In 2020, Elgort denied the allegation that he sexually assaulted a 17-year-old girl back in 2014.
The leading ladies of West Side Story are touching on the 2020 allegation made against Ansel Elgort.
In June of 2020, a woman named Gabby claimed in a since-deleted post that Elgort sexually assaulted her in 2014, when she was 17. At the time, Elgort vehemently denied the sexual assault allegation, stating in a statement that they had "a brief, legal and entirely consensual relationship."
The allegation was tweeted nine months after West Side Story wrapped filming and then became a topic of discussion leading up to the release. Prior to the film's premiere, the actor only participated in group interviews and did no additional press, even after no formal charges were ever made against him. The musical unfortunately underperformed at the box office despite critical praise, with many factors including the pandemic and audiences' interest in musicals.
"We made a movie two and a half years ago, and a lot has gone on in the world since then. A lot has changed very publicly, and privately as well. There’s been a lot of awakening," Rachel Zegler, who plays Elgort's love interest, says in a new joint interview with The Hollywood Reporter. "You just hope that the people involved are OK, that they are asked in a respectful manner and that they are given the opportunity to answer for themselves."
"Nobody really knows what’s going on in anyone’s head. Only the people who were involved in that situation know what actually went down,” Ariana DeBose adds.
Rita Moreno, on her end, says, "I think it would have been absolutely horrendous and wrong for anyone to take sides in that matter. It’s not for me to make those judgments."
The publication does note that director Steven Spielberg declined to comment on the matter, and "it's again the women who are left to address" Elgort's allegation.
Meanwhile, the three actresses do touch on the new iteration, with Zegler calling it "a huge leap forward."
"In the same way that Bob Wise and Jerry Robbins probably thought they did right by it back in the 1960s, I look forward to future iterations,” she says. "That’s why art is so fantastic: It can keep being adapted to move with society’s vision as well as the original."
"We had a great year for Latin rep in film. We had Encanto and Vivo and In the Heights," Zegler continues, with DeBose adding that despite the poor box-office numbers and comparisons to In the Heights, she notes, "We don’t do it to Caucasian films, so why are you doing it to all these BIPOC films?"

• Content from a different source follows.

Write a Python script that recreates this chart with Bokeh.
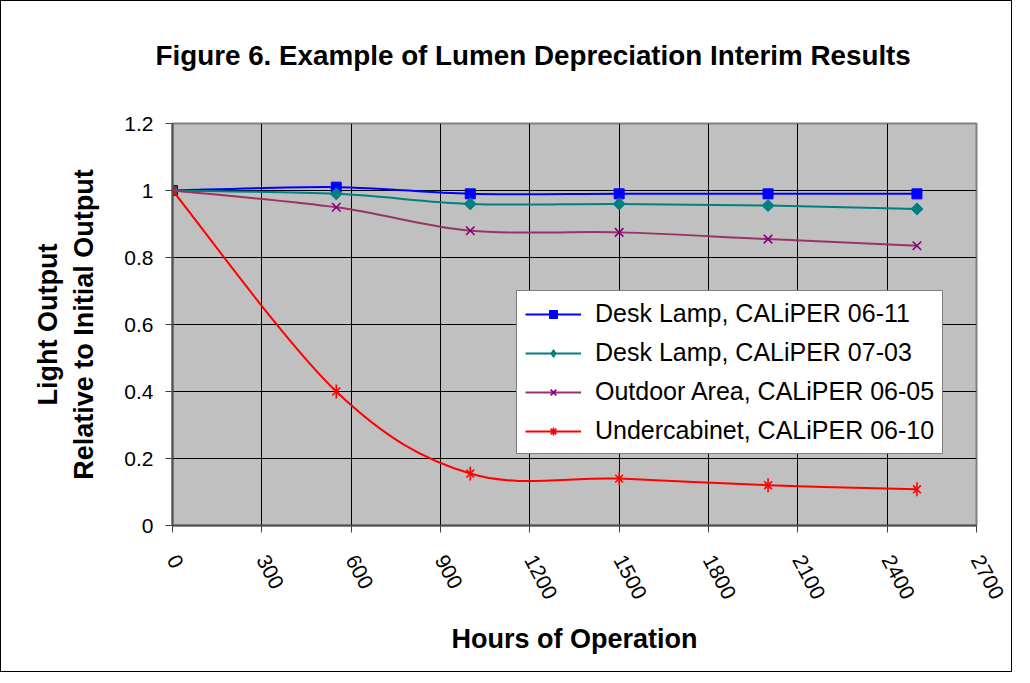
import numpy as np
from bokeh.plotting import figure
from bokeh.models import (Range1d, FixedTicker, CustomJSTickFormatter, Legend,
                          LegendItem, Title)
from bokeh.embed import file_html
from bokeh.resources import INLINE

# ---------------- data ----------------
hours = [0, 550, 1000, 1500, 2000, 2500]
desk_lamp_06_11 = [1.00, 1.01, 0.99, 0.99, 0.99, 0.99]
desk_lamp_07_03 = [1.00, 0.99, 0.96, 0.96, 0.955, 0.945]
outdoor_area_06_05 = [1.00, 0.95, 0.88, 0.875, 0.855, 0.835]
undercabinet_06_10 = [1.00, 0.40, 0.155, 0.14, 0.12, 0.108]

series_names = ["Desk Lamp, CALiPER 06-11",
                "Desk Lamp, CALiPER 07-03",
                "Outdoor Area, CALiPER 06-05",
                "Undercabinet, CALiPER 06-10"]
x_ticks = [0, 300, 600, 900, 1200, 1500, 1800, 2100, 2400, 2700]
y_ticks = [0, 0.2, 0.4, 0.6, 0.8, 1, 1.2]
title_text = "Figure 6. Example of Lumen Depreciation Interim Results"
x_label = "Hours of Operation"
y_label = "Light Output\nRelative to Initial Output"

FONT = "Liberation Sans"


def smooth_segments(xs, ys):
    """Bezier control points for a smoothed line through the data points."""
    x = np.asarray(xs, float)
    y = np.asarray(ys, float)
    n = len(x)
    xp = np.concatenate([[x[0]], x, [x[-1]]])
    yp = np.concatenate([[y[0]], y, [y[-1]]])
    return dict(
        x0=x[:-1], y0=y[:-1], x1=x[1:], y1=y[1:],
        cx0=x[:-1] + (xp[2:n + 1] - xp[0:n - 1]) / 6.0,
        cy0=y[:-1] + (yp[2:n + 1] - yp[0:n - 1]) / 6.0,
        cx1=x[1:] - (xp[3:n + 2] - xp[1:n]) / 6.0,
        cy1=y[1:] - (yp[3:n + 2] - yp[1:n]) / 6.0,
    )


p = figure(width=1012, height=672,
           x_range=Range1d(0, 2700), y_range=Range1d(0, 1.2),
           output_backend="svg", toolbar_location=None,
           min_border_left=171, min_border_right=37,
           min_border_top=122, min_border_bottom=148)
p.styles = {"border": "1px solid black"}
p.background_fill_color = "#C0C0C0"
p.border_fill_color = "white"
p.outline_line_color = "#808080"
p.outline_line_width = 2

# title: a spacer title next to the frame, then the real title above it
p.add_layout(Title(text=" ", text_font_size="10px", standoff=35), "above")
p.add_layout(Title(text=title_text, align="left", offset=-17,
                   text_font=FONT, text_font_size="27.8px",
                   text_font_style="bold", text_color="black",
                   standoff=10), "above")

# grid
p.xgrid.ticker = FixedTicker(ticks=x_ticks)
p.ygrid.ticker = FixedTicker(ticks=y_ticks)
for g in (p.xgrid, p.ygrid):
    g.grid_line_color = "#000000"
    g.grid_line_width = 1

# axes
p.xaxis.ticker = FixedTicker(ticks=x_ticks)
p.yaxis.ticker = FixedTicker(ticks=y_ticks)
p.yaxis.formatter = CustomJSTickFormatter(code="return tick.toString();")
for ax in (p.xaxis, p.yaxis):
    ax.axis_line_color = "#505050"
    ax.axis_line_width = 2
    ax.major_tick_line_color = "#404040"
    ax.major_tick_out = 7
    ax.major_tick_in = 0
    ax.minor_tick_line_color = None
    ax.major_label_text_font = FONT
    ax.major_label_text_font_size = "21px"
    ax.major_label_text_color = "black"
    ax.axis_label_text_font = FONT
    ax.axis_label_text_font_size = "27px"
    ax.axis_label_text_font_style = "bold"
    ax.axis_label_text_color = "black"
p.yaxis.major_label_standoff = 12
p.yaxis.axis_label = y_label
p.yaxis.axis_label_standoff = 22
p.xaxis.major_label_orientation = -62 * np.pi / 180
p.xaxis.major_label_standoff = 24
p.xaxis.axis_label = x_label
p.xaxis.axis_label_standoff = 17

series = [desk_lamp_06_11, desk_lamp_07_03, outdoor_area_06_05, undercabinet_06_10]
line_colors = ["#0000FF", "#008080", "#993366", "#FF0000"]
marker_colors = ["#0000FF", "#008080", "#800080", "#FF0000"]
NAN = [np.nan, np.nan]

items = []
for i, (vals, name) in enumerate(zip(series, series_names)):
    seg = smooth_segments(hours, vals)
    p.bezier(line_color=line_colors[i], line_width=2, **seg)
    # legend-only sample glyphs (no data points drawn in the plot)
    leg_line = p.line(x=NAN, y=NAN, line_color=line_colors[i], line_width=2)
    mc = marker_colors[i]
    if i == 0:
        p.scatter(hours, vals, marker="square", size=10, fill_color=mc, line_color=mc)
        leg_mark = p.scatter(NAN, NAN, marker="square", size=10, fill_color=mc, line_color=mc)
    elif i == 1:
        p.scatter(hours, vals, marker="square", size=8.5, angle=np.pi / 4,
                  fill_color=mc, line_color=mc)
        leg_mark = p.scatter(NAN, NAN, marker="diamond", size=15, fill_color=mc, line_color=mc)
    elif i == 2:
        p.scatter(hours, vals, marker="x", size=12, line_width=1.6, line_color=mc)
        leg_mark = p.scatter(NAN, NAN, marker="x", size=12, line_width=1.6, line_color=mc)
    else:
        p.scatter(hours, vals, marker="x", size=11, line_width=1.6, line_color=mc)
        p.scatter(hours, vals, marker="dash", size=14, angle=np.pi / 2,
                  line_width=1.6, line_color=mc)
        leg_mark = p.scatter(NAN, NAN, marker="asterisk", size=13, line_width=1.6, line_color=mc)
    items.append(LegendItem(label=name, renderers=[leg_line, leg_mark]))

legend = Legend(items=items, location=(344, 71), orientation="vertical",
                border_line_color="black", border_line_width=1,
                background_fill_color="white", background_fill_alpha=1,
                label_text_font=FONT, label_text_font_size="25px",
                label_text_color="black",
                glyph_width=56, glyph_height=20, label_height=20,
                label_standoff=14, spacing=10, padding=8, margin=0)
p.add_layout(legend, "center")

open("out.html", "w").write(file_html(p, INLINE))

Zegler says, "At the core of it is, how does Hollywood know to make more Latin stories if they don’t perform? Of course. That’s why we push so hard, that’s why we promote the hell out of [the movie], because we want people to see it, and therefore the higher-ups will see that as the public deeming us as having worthy stories to tell. But at the end of the day, the stories are worth it whether people believe it to be or not. We’re not going anywhere. We’re here now."